Data section:

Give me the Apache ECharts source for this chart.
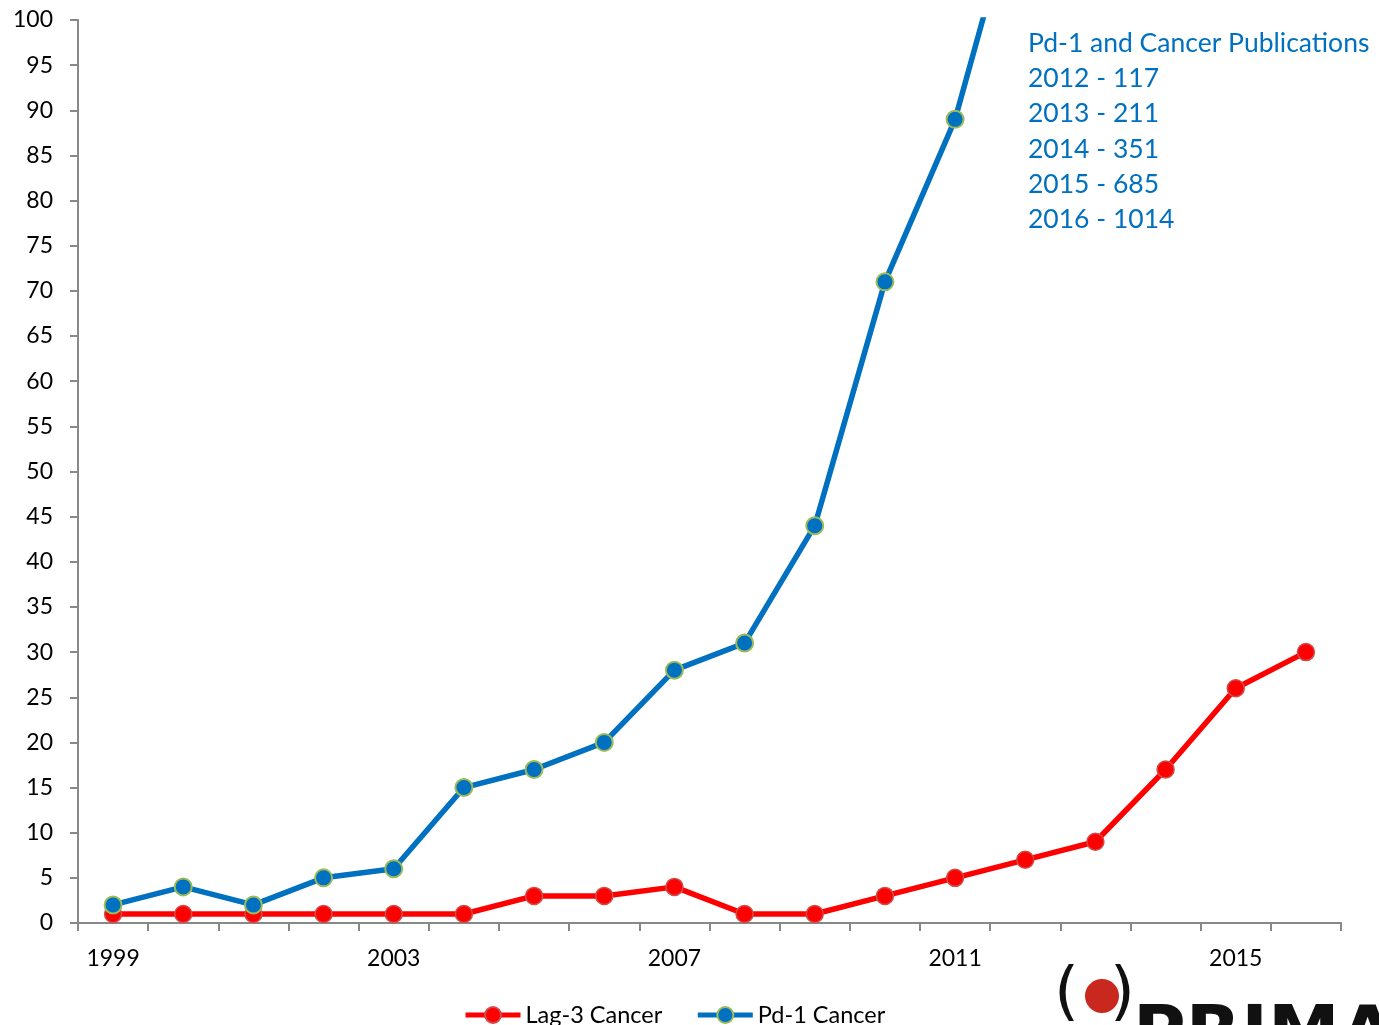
<!DOCTYPE html>
<html>
<head>
<meta charset="utf-8">
<script src="https://cdn.jsdelivr.net/npm/echarts@6/dist/echarts.min.js"></script>
<style>
  html, body { margin: 0; padding: 0; background: #fff; }
  #chart { width: 1379px; height: 1025px; }
</style>
</head>
<body>
<div id="chart"></div>
<script>
// Publication counts per year
const years = ['1999','2000','2001','2002','2003','2004','2005','2006','2007','2008',
               '2009','2010','2011','2012','2013','2014','2015','2016'];
const lag3Cancer = [1, 1, 1, 1, 1, 1, 3, 3, 4, 1, 1, 3, 5, 7, 9, 17, 26, 30];
const pd1Cancer  = [2, 4, 2, 5, 6, 15, 17, 20, 28, 31, 44, 71, 89, 117, 211, 351, 685, 1014];
const noteLines = ['Pd-1 and Cancer Publications', '2012 - 117', '2013 - 211',
                   '2014 - 351', '2015 - 685', '2016 - 1014'];

const FONT = 'Lato, "Noto Sans", sans-serif';
const chart = echarts.init(document.getElementById('chart'), null, { renderer: 'canvas' });

const noteGraphics = noteLines.map((t, i) => ({
  type: 'text',
  left: 1028,
  top: 30 + i * 35.2,
  style: { text: t, fill: '#0070C0', font: '26.5px ' + FONT }
}));

chart.setOption({
  animation: false,
  backgroundColor: '#ffffff',
  grid: { left: 78, right: 38, top: 20, bottom: 102, containLabel: false },
  xAxis: {
    type: 'category',
    data: years,
    boundaryGap: true,
    axisLine: { lineStyle: { color: '#888888', width: 2 } },
    axisTick: { show: true, interval: 0, length: 8, lineStyle: { color: '#888888', width: 2 } },
    axisLabel: { interval: 3, margin: 24, color: '#000', fontSize: 23, fontFamily: FONT }
  },
  yAxis: {
    type: 'value',
    min: 0, max: 100, interval: 5,
    splitLine: { show: false },
    axisLine: { show: true, lineStyle: { color: '#888888', width: 2 } },
    axisTick: { show: true, length: 8, lineStyle: { color: '#888888', width: 2 } },
    axisLabel: { margin: 25, color: '#000', fontSize: 23, fontFamily: FONT }
  },
  legend: {
    left: 463,
    top: 1003,
    padding: 0,
    itemWidth: 55,
    itemHeight: 20,
    itemGap: 33,
    lineStyle: { width: 5 },
    textStyle: { color: '#000', fontSize: 23.5, fontFamily: FONT },
    data: ['Lag-3 Cancer', 'Pd-1 Cancer']
  },
  series: [
    {
      name: 'Lag-3 Cancer',
      type: 'line',
      data: lag3Cancer,
      symbol: 'circle',
      symbolSize: 17,
      z: 2,
      lineStyle: { color: '#FF0000', width: 5.5 },
      itemStyle: { color: '#FF0000', borderColor: '#CC4F4C', borderWidth: 1.5 }
    },
    {
      name: 'Pd-1 Cancer',
      type: 'line',
      data: pd1Cancer,
      symbol: 'circle',
      symbolSize: 17,
      z: 3,
      clip: true,
      lineStyle: { color: '#0070C0', width: 5.5 },
      itemStyle: { color: '#0070C0', borderColor: '#9BBB59', borderWidth: 2 }
    }
  ],
  graphic: noteGraphics.concat([
    // logo in the lower right corner
    { type: 'text', left: 1054, top: 964, style: { text: '(', fill: '#111', font: '64px "DejaVu Sans", sans-serif' } },
    { type: 'text', left: 1110, top: 964, style: { text: ')', fill: '#111', font: '64px "DejaVu Sans", sans-serif' } },
    { type: 'circle', shape: { cx: 1102, cy: 996, r: 17 }, style: { fill: '#C8281E' } },
    { type: 'text', left: 1133, top: 1001, style: { text: 'PRIMA', fill: '#111', font: 'bold 72px "DejaVu Sans", sans-serif' } }
  ])
});
</script>
</body>
</html>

Problem statement:
Print the full listing exactly, dropping the pictures.

Result of the task:
Give me the Apache ECharts source for this chart.
<!DOCTYPE html>
<html>
<head>
<meta charset="utf-8">
<script src="https://cdn.jsdelivr.net/npm/echarts@6/dist/echarts.min.js"></script>
<style>
  html, body { margin: 0; padding: 0; background: #fff; }
  #chart { width: 1379px; height: 1025px; }
</style>
</head>
<body>
<div id="chart"></div>
<script>
// Publication counts per year
const years = ['1999','2000','2001','2002','2003','2004','2005','2006','2007','2008',
               '2009','2010','2011','2012','2013','2014','2015','2016'];
const lag3Cancer = [1, 1, 1, 1, 1, 1, 3, 3, 4, 1, 1, 3, 5, 7, 9, 17, 26, 30];
const pd1Cancer  = [2, 4, 2, 5, 6, 15, 17, 20, 28, 31, 44, 71, 89, 117, 211, 351, 685, 1014];
const noteLines = ['Pd-1 and Cancer Publications', '2012 - 117', '2013 - 211',
                   '2014 - 351', '2015 - 685', '2016 - 1014'];

const FONT = 'Lato, "Noto Sans", sans-serif';
const chart = echarts.init(document.getElementById('chart'), null, { renderer: 'canvas' });

const noteGraphics = noteLines.map((t, i) => ({
  type: 'text',
  left: 1028,
  top: 30 + i * 35.2,
  style: { text: t, fill: '#0070C0', font: '26.5px ' + FONT }
}));

chart.setOption({
  animation: false,
  backgroundColor: '#ffffff',
  grid: { left: 78, right: 38, top: 20, bottom: 102, containLabel: false },
  xAxis: {
    type: 'category',
    data: years,
    boundaryGap: true,
    axisLine: { lineStyle: { color: '#888888', width: 2 } },
    axisTick: { show: true, interval: 0, length: 8, lineStyle: { color: '#888888', width: 2 } },
    axisLabel: { interval: 3, margin: 24, color: '#000', fontSize: 23, fontFamily: FONT }
  },
  yAxis: {
    type: 'value',
    min: 0, max: 100, interval: 5,
    splitLine: { show: false },
    axisLine: { show: true, lineStyle: { color: '#888888', width: 2 } },
    axisTick: { show: true, length: 8, lineStyle: { color: '#888888', width: 2 } },
    axisLabel: { margin: 25, color: '#000', fontSize: 23, fontFamily: FONT }
  },
  legend: {
    left: 463,
    top: 1003,
    padding: 0,
    itemWidth: 55,
    itemHeight: 20,
    itemGap: 33,
    lineStyle: { width: 5 },
    textStyle: { color: '#000', fontSize: 23.5, fontFamily: FONT },
    data: ['Lag-3 Cancer', 'Pd-1 Cancer']
  },
  series: [
    {
      name: 'Lag-3 Cancer',
      type: 'line',
      data: lag3Cancer,
      symbol: 'circle',
      symbolSize: 17,
      z: 2,
      lineStyle: { color: '#FF0000', width: 5.5 },
      itemStyle: { color: '#FF0000', borderColor: '#CC4F4C', borderWidth: 1.5 }
    },
    {
      name: 'Pd-1 Cancer',
      type: 'line',
      data: pd1Cancer,
      symbol: 'circle',
      symbolSize: 17,
      z: 3,
      clip: true,
      lineStyle: { color: '#0070C0', width: 5.5 },
      itemStyle: { color: '#0070C0', borderColor: '#9BBB59', borderWidth: 2 }
    }
  ],
  graphic: noteGraphics.concat([
    // logo in the lower right corner
    { type: 'text', left: 1054, top: 964, style: { text: '(', fill: '#111', font: '64px "DejaVu Sans", sans-serif' } },
    { type: 'text', left: 1110, top: 964, style: { text: ')', fill: '#111', font: '64px "DejaVu Sans", sans-serif' } },
    { type: 'circle', shape: { cx: 1102, cy: 996, r: 17 }, style: { fill: '#C8281E' } },
    { type: 'text', left: 1133, top: 1001, style: { text: 'PRIMA', fill: '#111', font: 'bold 72px "DejaVu Sans", sans-serif' } }
  ])
});
</script>
</body>
</html>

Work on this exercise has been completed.